## BEGIN Input for this task

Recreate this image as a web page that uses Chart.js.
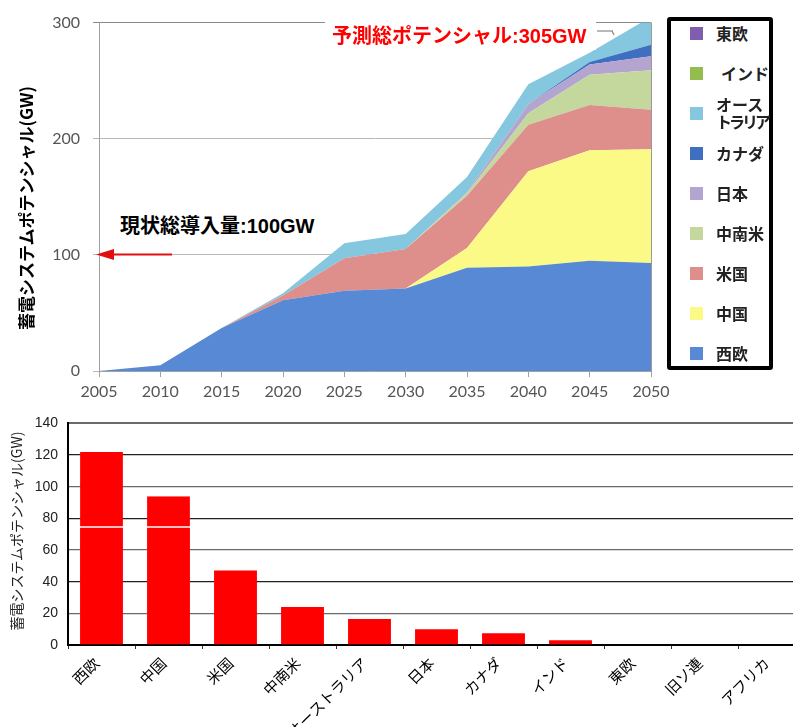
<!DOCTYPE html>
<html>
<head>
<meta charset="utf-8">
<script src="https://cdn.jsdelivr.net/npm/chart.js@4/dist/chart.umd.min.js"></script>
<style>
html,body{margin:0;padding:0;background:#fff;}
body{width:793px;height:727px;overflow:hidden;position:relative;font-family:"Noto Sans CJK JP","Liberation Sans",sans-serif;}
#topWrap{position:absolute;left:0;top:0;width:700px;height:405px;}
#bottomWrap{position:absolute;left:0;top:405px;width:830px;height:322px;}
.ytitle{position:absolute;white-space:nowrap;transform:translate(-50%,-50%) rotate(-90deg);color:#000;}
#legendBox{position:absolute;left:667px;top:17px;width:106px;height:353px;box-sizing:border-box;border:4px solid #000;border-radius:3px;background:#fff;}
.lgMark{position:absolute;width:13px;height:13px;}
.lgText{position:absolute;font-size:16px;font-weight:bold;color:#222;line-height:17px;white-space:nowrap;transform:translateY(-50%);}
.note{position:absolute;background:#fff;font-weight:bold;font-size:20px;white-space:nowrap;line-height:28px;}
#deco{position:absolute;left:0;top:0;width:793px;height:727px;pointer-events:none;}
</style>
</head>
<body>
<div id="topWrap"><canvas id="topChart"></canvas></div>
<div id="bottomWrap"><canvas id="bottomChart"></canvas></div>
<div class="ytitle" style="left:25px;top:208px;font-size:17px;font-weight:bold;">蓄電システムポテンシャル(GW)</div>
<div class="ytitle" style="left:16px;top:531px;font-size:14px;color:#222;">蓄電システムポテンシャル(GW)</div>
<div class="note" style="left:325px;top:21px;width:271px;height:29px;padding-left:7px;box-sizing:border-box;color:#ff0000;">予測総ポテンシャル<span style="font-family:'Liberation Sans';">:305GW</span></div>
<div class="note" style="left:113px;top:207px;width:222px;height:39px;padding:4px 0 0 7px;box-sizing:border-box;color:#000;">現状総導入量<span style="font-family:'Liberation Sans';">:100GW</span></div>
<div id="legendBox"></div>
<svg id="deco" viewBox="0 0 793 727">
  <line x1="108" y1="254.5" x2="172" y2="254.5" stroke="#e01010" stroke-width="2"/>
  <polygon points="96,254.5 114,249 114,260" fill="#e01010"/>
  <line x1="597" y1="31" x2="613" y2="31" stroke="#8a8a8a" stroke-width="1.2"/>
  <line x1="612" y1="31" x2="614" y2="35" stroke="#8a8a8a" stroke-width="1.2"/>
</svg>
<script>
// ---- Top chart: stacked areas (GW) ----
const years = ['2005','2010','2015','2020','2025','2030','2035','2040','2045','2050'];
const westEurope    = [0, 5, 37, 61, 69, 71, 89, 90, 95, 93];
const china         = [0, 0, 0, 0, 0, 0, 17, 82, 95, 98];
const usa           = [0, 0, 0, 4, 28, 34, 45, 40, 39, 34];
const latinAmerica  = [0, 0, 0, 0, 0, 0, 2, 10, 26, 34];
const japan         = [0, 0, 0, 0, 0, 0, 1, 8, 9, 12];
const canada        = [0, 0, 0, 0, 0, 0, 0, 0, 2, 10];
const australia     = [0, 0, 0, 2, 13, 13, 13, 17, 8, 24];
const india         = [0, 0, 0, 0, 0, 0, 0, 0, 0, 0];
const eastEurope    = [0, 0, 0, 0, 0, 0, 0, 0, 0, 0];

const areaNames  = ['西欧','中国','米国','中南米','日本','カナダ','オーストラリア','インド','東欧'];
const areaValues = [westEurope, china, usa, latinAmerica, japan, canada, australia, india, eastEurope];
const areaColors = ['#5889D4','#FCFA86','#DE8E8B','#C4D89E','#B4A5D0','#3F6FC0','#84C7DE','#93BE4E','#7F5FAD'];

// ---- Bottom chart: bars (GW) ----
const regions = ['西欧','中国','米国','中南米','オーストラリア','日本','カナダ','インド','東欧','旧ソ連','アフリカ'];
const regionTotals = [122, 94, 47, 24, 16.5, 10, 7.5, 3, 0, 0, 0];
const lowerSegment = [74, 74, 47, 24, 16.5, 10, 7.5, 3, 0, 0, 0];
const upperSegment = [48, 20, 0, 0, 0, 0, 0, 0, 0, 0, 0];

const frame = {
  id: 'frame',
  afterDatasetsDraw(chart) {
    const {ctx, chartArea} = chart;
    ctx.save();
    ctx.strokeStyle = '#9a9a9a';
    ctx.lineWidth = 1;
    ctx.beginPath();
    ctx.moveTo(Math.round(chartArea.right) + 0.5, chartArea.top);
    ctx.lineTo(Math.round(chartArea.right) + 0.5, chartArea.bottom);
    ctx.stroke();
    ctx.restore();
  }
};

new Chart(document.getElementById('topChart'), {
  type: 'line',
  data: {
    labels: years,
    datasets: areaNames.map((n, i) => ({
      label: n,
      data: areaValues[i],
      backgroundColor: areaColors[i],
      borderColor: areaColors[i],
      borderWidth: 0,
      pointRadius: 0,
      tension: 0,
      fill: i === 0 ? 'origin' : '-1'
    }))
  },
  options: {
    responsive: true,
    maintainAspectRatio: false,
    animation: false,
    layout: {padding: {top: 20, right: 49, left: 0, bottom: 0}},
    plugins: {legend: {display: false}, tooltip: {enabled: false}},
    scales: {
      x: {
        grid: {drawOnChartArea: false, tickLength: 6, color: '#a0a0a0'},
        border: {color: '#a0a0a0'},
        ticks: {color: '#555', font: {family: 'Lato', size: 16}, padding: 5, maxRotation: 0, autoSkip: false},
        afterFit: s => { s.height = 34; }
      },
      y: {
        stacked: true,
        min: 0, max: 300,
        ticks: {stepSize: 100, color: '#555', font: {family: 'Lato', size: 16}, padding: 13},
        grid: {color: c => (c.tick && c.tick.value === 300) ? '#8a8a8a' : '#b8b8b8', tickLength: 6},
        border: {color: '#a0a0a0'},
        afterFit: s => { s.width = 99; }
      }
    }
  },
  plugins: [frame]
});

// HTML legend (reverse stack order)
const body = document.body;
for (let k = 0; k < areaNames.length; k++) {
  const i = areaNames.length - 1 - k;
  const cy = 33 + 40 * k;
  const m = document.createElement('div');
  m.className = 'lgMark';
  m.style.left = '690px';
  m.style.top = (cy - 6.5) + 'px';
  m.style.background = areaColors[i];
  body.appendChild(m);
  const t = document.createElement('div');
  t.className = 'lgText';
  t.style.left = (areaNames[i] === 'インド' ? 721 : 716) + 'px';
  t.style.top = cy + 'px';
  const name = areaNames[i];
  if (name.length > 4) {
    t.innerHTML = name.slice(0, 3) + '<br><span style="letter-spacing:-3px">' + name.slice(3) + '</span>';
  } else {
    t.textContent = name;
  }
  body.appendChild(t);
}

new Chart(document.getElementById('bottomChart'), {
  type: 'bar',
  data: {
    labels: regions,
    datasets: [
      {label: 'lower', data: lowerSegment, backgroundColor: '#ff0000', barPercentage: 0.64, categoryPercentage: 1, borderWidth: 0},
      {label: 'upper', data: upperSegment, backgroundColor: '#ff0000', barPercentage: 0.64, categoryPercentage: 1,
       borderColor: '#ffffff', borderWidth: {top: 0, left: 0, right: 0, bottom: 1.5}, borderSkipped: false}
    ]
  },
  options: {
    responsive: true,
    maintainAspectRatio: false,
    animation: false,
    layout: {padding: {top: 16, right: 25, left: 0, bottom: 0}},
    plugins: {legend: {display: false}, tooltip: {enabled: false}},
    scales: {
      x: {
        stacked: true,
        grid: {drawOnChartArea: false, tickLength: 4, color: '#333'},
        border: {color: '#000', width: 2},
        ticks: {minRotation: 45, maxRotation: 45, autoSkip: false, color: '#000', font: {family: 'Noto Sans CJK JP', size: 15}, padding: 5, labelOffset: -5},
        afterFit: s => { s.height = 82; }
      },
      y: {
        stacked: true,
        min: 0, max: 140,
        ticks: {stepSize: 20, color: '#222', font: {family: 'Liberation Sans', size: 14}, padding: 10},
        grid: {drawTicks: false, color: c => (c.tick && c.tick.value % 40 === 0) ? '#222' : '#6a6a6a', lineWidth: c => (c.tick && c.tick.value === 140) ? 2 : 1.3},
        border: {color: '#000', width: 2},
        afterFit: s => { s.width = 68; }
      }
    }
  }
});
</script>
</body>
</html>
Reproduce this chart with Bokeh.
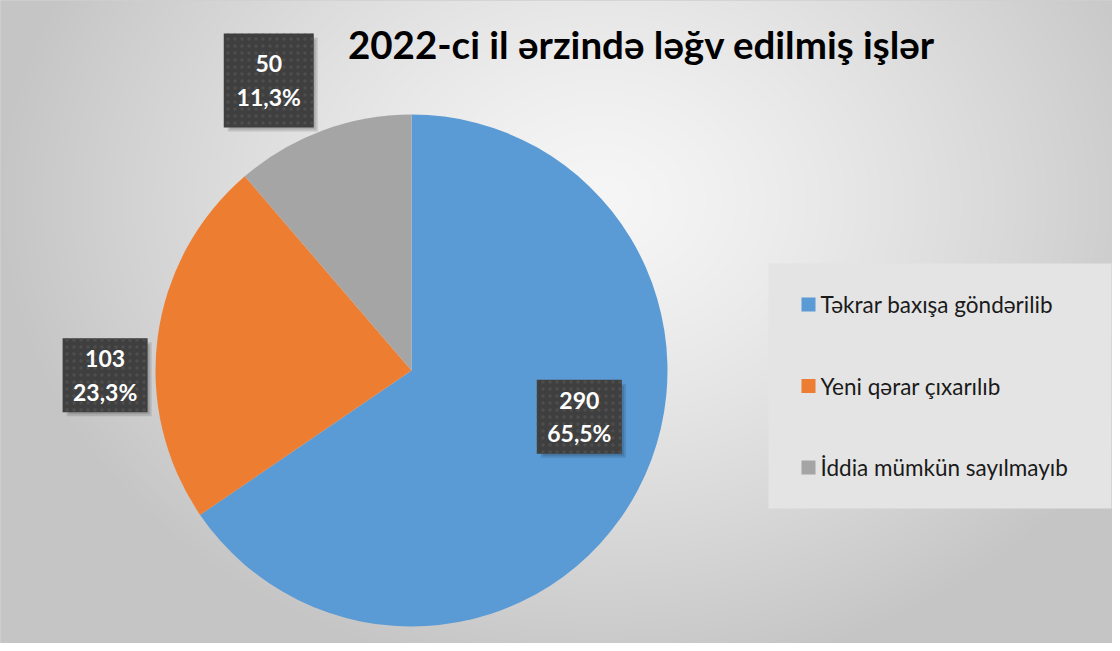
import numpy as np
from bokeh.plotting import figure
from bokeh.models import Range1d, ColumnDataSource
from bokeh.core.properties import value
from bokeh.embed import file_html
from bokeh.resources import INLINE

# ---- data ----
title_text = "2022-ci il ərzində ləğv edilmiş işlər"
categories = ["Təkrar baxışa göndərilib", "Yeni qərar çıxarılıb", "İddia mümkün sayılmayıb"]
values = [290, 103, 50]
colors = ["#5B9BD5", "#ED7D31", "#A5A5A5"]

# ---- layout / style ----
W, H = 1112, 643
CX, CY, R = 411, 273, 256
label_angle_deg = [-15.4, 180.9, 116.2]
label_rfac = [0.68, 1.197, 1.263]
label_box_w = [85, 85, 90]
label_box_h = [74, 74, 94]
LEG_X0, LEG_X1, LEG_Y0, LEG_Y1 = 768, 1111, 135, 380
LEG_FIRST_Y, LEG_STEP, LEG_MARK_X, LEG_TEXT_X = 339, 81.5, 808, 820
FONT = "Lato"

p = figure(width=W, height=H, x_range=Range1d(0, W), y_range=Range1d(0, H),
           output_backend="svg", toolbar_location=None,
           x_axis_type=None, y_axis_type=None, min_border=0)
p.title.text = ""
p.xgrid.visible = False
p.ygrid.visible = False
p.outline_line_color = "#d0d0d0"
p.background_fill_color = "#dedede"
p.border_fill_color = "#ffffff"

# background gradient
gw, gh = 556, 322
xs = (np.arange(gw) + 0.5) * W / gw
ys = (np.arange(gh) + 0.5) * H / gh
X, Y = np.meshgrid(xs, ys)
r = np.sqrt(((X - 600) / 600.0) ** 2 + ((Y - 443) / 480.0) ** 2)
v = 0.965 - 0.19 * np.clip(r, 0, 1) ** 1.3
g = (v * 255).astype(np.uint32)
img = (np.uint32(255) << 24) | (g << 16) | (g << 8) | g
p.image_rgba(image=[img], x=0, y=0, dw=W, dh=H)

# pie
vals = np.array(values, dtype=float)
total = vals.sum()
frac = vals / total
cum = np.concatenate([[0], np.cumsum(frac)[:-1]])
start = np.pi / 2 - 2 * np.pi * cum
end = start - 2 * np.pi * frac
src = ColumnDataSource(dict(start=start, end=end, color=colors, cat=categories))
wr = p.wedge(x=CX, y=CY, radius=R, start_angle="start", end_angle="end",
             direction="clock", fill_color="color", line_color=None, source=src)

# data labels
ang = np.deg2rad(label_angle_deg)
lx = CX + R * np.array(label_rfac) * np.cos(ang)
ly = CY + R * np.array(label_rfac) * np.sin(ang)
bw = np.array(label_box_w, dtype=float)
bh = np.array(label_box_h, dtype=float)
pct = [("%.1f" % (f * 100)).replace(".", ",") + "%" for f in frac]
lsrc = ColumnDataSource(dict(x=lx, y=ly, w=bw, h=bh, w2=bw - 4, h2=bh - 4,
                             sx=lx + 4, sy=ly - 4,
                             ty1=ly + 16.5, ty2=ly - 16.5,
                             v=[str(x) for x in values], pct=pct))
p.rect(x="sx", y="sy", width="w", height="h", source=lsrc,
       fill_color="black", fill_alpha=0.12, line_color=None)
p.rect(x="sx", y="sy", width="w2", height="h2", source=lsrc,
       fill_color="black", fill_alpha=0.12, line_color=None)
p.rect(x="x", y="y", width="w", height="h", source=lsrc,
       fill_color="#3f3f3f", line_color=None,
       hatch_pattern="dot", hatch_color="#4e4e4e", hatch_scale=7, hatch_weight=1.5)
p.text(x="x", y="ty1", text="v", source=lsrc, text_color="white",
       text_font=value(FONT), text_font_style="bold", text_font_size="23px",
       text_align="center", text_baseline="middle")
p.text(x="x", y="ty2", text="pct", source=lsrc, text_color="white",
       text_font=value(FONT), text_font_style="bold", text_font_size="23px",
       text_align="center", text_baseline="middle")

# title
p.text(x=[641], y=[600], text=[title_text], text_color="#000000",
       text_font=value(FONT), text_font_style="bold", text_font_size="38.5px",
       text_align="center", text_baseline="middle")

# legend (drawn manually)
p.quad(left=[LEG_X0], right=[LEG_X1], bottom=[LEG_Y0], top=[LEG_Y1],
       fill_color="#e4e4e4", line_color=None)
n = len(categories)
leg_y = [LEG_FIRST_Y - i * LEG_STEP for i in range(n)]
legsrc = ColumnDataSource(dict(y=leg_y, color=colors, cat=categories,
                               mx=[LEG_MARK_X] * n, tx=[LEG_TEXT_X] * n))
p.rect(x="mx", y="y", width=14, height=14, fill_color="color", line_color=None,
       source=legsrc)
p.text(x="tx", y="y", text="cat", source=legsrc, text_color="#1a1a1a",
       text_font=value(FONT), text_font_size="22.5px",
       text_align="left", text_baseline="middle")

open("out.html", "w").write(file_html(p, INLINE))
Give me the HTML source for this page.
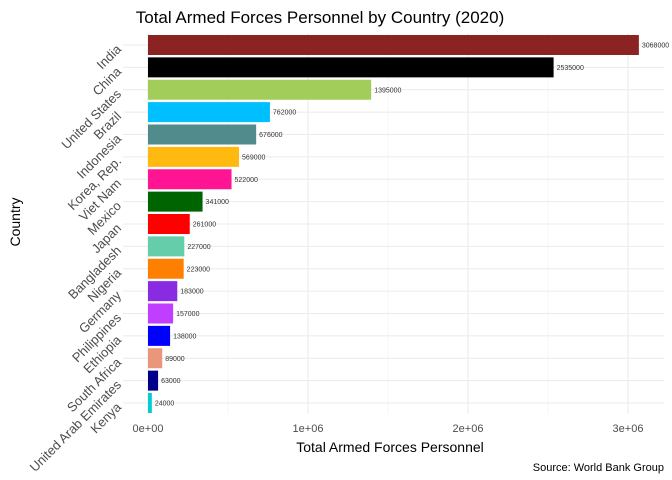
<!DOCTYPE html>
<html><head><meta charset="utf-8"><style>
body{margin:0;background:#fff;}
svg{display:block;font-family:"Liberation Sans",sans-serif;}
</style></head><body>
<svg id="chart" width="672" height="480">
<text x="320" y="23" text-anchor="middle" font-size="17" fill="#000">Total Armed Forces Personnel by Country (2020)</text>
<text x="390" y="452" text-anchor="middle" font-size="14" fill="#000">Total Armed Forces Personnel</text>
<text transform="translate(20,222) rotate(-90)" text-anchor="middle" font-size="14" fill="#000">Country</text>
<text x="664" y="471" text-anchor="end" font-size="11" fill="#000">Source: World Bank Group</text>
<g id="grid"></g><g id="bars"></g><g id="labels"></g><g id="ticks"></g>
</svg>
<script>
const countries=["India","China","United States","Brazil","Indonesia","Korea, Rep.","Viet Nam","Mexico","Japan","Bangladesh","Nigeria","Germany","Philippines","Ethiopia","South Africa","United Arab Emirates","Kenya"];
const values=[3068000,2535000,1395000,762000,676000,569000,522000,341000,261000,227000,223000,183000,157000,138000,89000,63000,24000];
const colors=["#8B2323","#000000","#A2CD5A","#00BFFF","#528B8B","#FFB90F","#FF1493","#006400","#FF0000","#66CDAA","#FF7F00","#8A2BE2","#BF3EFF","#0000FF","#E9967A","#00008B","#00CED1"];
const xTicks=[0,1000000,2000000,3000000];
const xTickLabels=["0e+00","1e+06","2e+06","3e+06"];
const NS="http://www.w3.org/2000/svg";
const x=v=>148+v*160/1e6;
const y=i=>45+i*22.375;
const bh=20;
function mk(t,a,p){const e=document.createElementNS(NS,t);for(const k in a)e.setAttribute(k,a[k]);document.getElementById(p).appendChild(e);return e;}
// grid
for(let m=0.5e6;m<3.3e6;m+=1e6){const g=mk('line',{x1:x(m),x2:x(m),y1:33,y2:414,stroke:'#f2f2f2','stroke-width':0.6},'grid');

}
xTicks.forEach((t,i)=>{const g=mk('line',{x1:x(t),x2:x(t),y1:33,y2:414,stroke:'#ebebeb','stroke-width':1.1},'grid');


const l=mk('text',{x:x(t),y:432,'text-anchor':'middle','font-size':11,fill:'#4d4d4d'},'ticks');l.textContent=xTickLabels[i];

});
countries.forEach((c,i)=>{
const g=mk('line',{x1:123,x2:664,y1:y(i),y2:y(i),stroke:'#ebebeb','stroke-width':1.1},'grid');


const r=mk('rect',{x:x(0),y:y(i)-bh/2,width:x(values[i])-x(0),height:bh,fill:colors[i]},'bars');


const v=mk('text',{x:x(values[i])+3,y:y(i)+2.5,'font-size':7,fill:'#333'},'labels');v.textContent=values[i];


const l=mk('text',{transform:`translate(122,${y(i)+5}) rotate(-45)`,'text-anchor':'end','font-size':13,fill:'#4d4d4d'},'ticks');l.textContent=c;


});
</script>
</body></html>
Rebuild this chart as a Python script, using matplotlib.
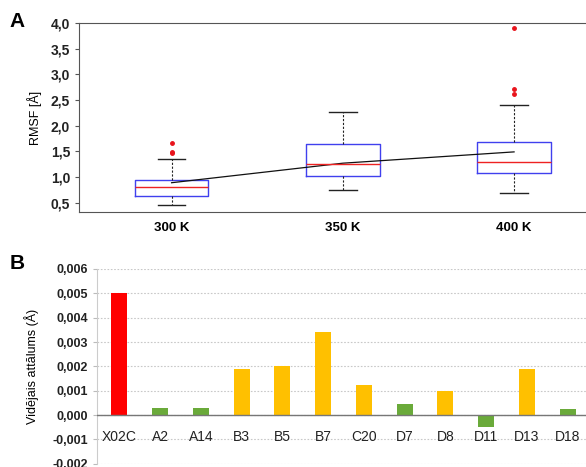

## END Input for this task

▶ Directions for this task
Copy exactly the part of the material above that opens with the line containing "Reproduce this chart with Bokeh." and closes with the line containing "from bokeh.resources import INLINE", ends included. Drop the images.

▶ Completed task
Reproduce this chart with Bokeh.
import numpy as np
from bokeh.plotting import figure
from bokeh.models import Range1d, ColumnDataSource
from bokeh.core.properties import value
from bokeh.embed import file_html
from bokeh.resources import INLINE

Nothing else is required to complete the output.